BASF is also building a 60,000-metric-ton plant in Brazil. The company currently produces sodium methylate at its Ludwigshafen, Germany, plant and from there ships to customers around the world.
DuPont uses a different technology to make sodium methylate than the other two players and has a different strategy for meeting demand. The company sees the catalyst as a new growth area for sodium metal, a business in which it is a major global player, Daly says. Since the late 1960s, DuPont has been making sodium methylate at its La Porte, Texas, plant by reacting sodium with methanol. At their plants in Germany, Evonik and BASF both use a technology based on a mercury cell, although Evonik's new plants will use a novel technology based on a reaction involving caustic soda and methanol.
To expand, DuPont inked toll manufacturing agreements in 2007 with Vertellus Specialties, which will make the chemical at its Indianapolis plant, and with Rock Hill, S.C.-based InChem. These two companies were DuPont sodium metal customers who phased out other sodium derivatives. DuPont delayed plans for a new plant and is using existing equipment at its own facility in Mobile.
BUT THE POTENTIAL for biodiesel catalysts isn't endless, and the biodiesel market is showing signs that its growth will fall from its current stratospheric levels. MARC-IV's Tong says prices for feedstocks like soybean oil have been growing faster than prices for conventional diesel fuel, which determine the selling price of biodiesel. "The profit margins in the industry have not been very good for the last year and a half," he says.
Tong says current production levels represent only about 25% of the capacity on the ground in the U.S. "You can't continue to operate an industry at utilization rates where they are right now," he says, adding that another 1.2 billion gal of capacity is planned to come on-line over the next 18 months. But owing to dismal market conditions, "we are seeing some plants that were in the construction phase that have not come on-line," Tong says.

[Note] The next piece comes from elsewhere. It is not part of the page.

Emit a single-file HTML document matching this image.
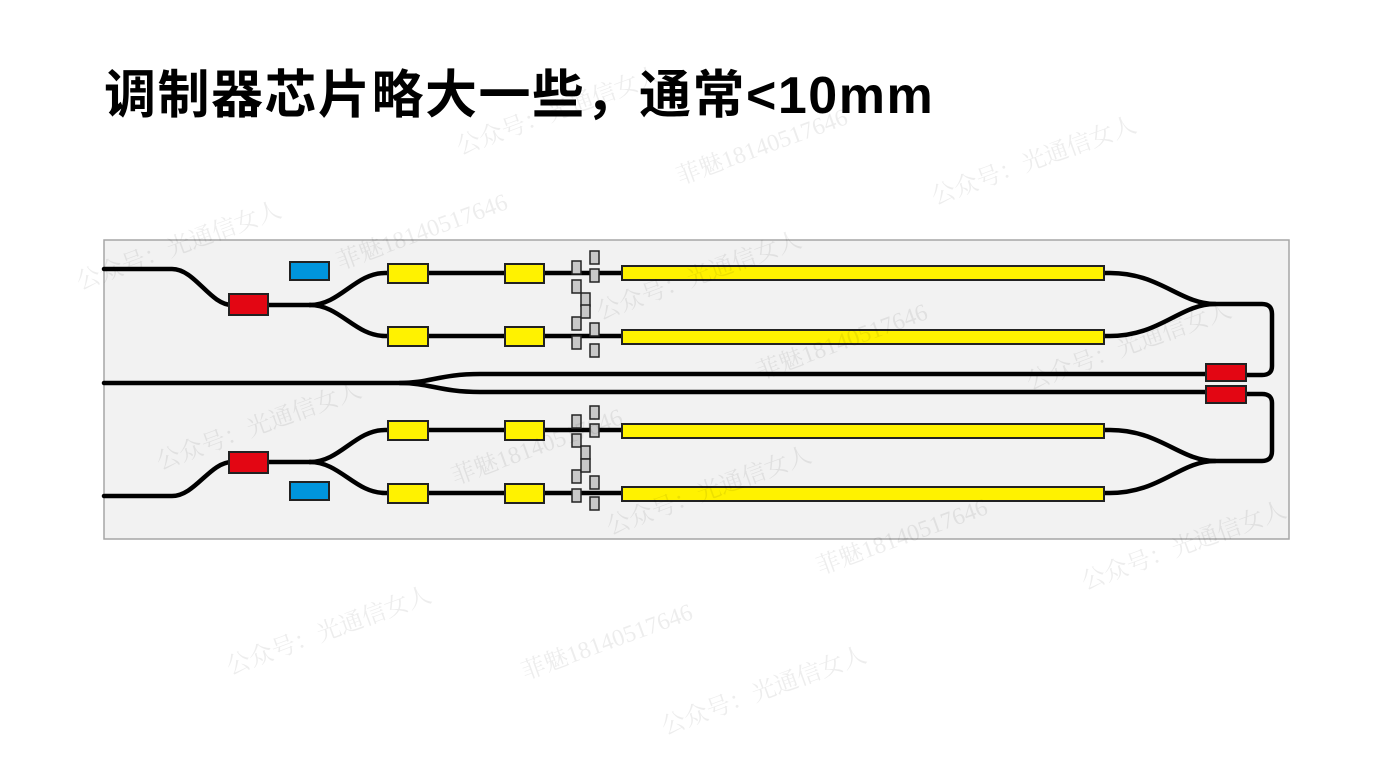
<!DOCTYPE html>
<html><head><meta charset="utf-8"><style>
html,body{margin:0;padding:0;background:#fff;width:1384px;height:779px;overflow:hidden}
.t{position:absolute;left:104px;top:64px;font:bold 52px "Liberation Sans","Noto Sans CJK SC",sans-serif;color:#000;letter-spacing:1.5px;white-space:nowrap;line-height:64px}
svg{position:absolute;left:0;top:0}
</style></head><body>
<svg width="1384" height="779" viewBox="0 0 1384 779">
<rect x="104" y="240" width="1185" height="299" fill="#f2f2f2" stroke="#a6a6a6" stroke-width="1.5"/>
<g fill="none" stroke="#000" stroke-width="4.5" stroke-linecap="round">
<path d="M104 269 H172 C195 269 210 305 232 305 H310"/>
<path d="M310 305 C340 305 355 273 385 273 H1110 C1160 273 1180 304 1215 304"/>
<path d="M310 305 C340 305 355 336 385 336 H1110 C1160 336 1180 304 1215 304 H1262 Q1272 304 1272 314 V366 Q1272 375 1262 375 H1246"/>
<path d="M104 496 H172 C195 496 210 462 232 462 H310"/>
<path d="M310 462 C340 462 355 430 385 430 H1110 C1160 430 1180 461 1215 461"/>
<path d="M310 462 C340 462 355 493 385 493 H1110 C1160 493 1180 461 1215 461 H1262 Q1272 461 1272 451 V403 Q1272 394 1262 394 H1246"/>
<path d="M104 383 H400 C430 383 440 374 480 374 H1206"/>
<path d="M400 383 C430 383 440 392 480 392 H1206"/>
</g>
<g stroke="#222" stroke-width="2">
<rect x="229" y="294" width="39" height="21" fill="#e30613"/>
<rect x="229" y="452" width="39" height="21" fill="#e30613"/>
<rect x="1206" y="364" width="40" height="17" fill="#e30613"/>
<rect x="1206" y="386" width="40" height="17" fill="#e30613"/>
<rect x="290" y="262" width="39" height="18" fill="#0095dd"/>
<rect x="290" y="482" width="39" height="18" fill="#0095dd"/>
<g fill="#fff200">
<rect x="388" y="264" width="40" height="19"/><rect x="505" y="264" width="39" height="19"/>
<rect x="388" y="327" width="40" height="19"/><rect x="505" y="327" width="39" height="19"/>
<rect x="388" y="421" width="40" height="19"/><rect x="505" y="421" width="39" height="19"/>
<rect x="388" y="484" width="40" height="19"/><rect x="505" y="484" width="39" height="19"/>
<rect x="622" y="266" width="482" height="14"/><rect x="622" y="330" width="482" height="14"/>
<rect x="622" y="424" width="482" height="14"/><rect x="622" y="487" width="482" height="14"/>
</g>
<g fill="#c8c8c8" stroke-width="1.5">
<rect x="572" y="261" width="9" height="13"/><rect x="572" y="280" width="9" height="13"/><rect x="581" y="293" width="9" height="13"/><rect x="572" y="317" width="9" height="13"/><rect x="572" y="336" width="9" height="13"/>
<rect x="590" y="251" width="9" height="13"/><rect x="590" y="269" width="9" height="13"/><rect x="581" y="305" width="9" height="13"/><rect x="590" y="323" width="9" height="13"/><rect x="590" y="344" width="9" height="13"/>
<rect x="572" y="415" width="9" height="13"/><rect x="572" y="434" width="9" height="13"/><rect x="581" y="446" width="9" height="13"/><rect x="572" y="470" width="9" height="13"/><rect x="572" y="489" width="9" height="13"/>
<rect x="590" y="406" width="9" height="13"/><rect x="590" y="424" width="9" height="13"/><rect x="581" y="459" width="9" height="13"/><rect x="590" y="476" width="9" height="13"/><rect x="590" y="497" width="9" height="13"/>
</g>
</g>
<g fill="#000" fill-opacity="0.07" font-family="Liberation Serif,Noto Serif CJK SC,serif" font-size="24">
<text transform="translate(460,155) rotate(-20)">公众号：光通信女人</text>
<text transform="translate(680,185) rotate(-20)">菲魅18140517646</text>
<text transform="translate(935,205) rotate(-20)">公众号：光通信女人</text>
<text transform="translate(80,290) rotate(-20)">公众号：光通信女人</text>
<text transform="translate(340,270) rotate(-20)">菲魅18140517646</text>
<text transform="translate(600,320) rotate(-20)">公众号：光通信女人</text>
<text transform="translate(760,380) rotate(-20)">菲魅18140517646</text>
<text transform="translate(1030,390) rotate(-20)">公众号：光通信女人</text>
<text transform="translate(160,470) rotate(-20)">公众号：光通信女人</text>
<text transform="translate(455,485) rotate(-20)">菲魅18140517646</text>
<text transform="translate(610,535) rotate(-20)">公众号：光通信女人</text>
<text transform="translate(820,575) rotate(-20)">菲魅18140517646</text>
<text transform="translate(1085,590) rotate(-20)">公众号：光通信女人</text>
<text transform="translate(230,675) rotate(-20)">公众号：光通信女人</text>
<text transform="translate(525,680) rotate(-20)">菲魅18140517646</text>
<text transform="translate(665,735) rotate(-20)">公众号：光通信女人</text>
</g>
</svg>
<div class="t">调制器芯片略大一些，通常&lt;10mm</div>
</body></html>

According to Daly, next-generation technologies, such as Neste Oil's NExBTL technology for hydrotreating fats and oils to yield a more conventional diesel could also emerge as long-term competition to transesterification biodiesel. "I think additional innovations are needed to enable biofuels to be sustainable," he says. Apart from the biodiesel catalysts, DuPont is active in biofuels via its cellulosic ethanol and butanol programs.
Evonik's Berges says more can be done with conventional technology. "Biodiesel certainly is a reasonable alternative to fossil fuels," he says. "We are convinced that you can do this in a sustainable way." He also points to nonfood crops such as algae and jatropha as potential future sources of additional oil feedstocks.
BASF's Schulz also sees a future for transesterification. He points out that the U.S. Renewable Fuel Standard will require 500 million gal of biodiesel in the domestic diesel pool next year and 1 billion gal by 2012. "Production will have to increase in this region," he says.
Schulz says multiple biofuels, including methyl ester biodiesel, are going to coexist, providing his company a sodium methylate market for a long time. "The current biodiesel technology has proven to be a success," he says. "Transesterification will remain the primary mode for a couple of years at least, until the other technologies can prove themselves."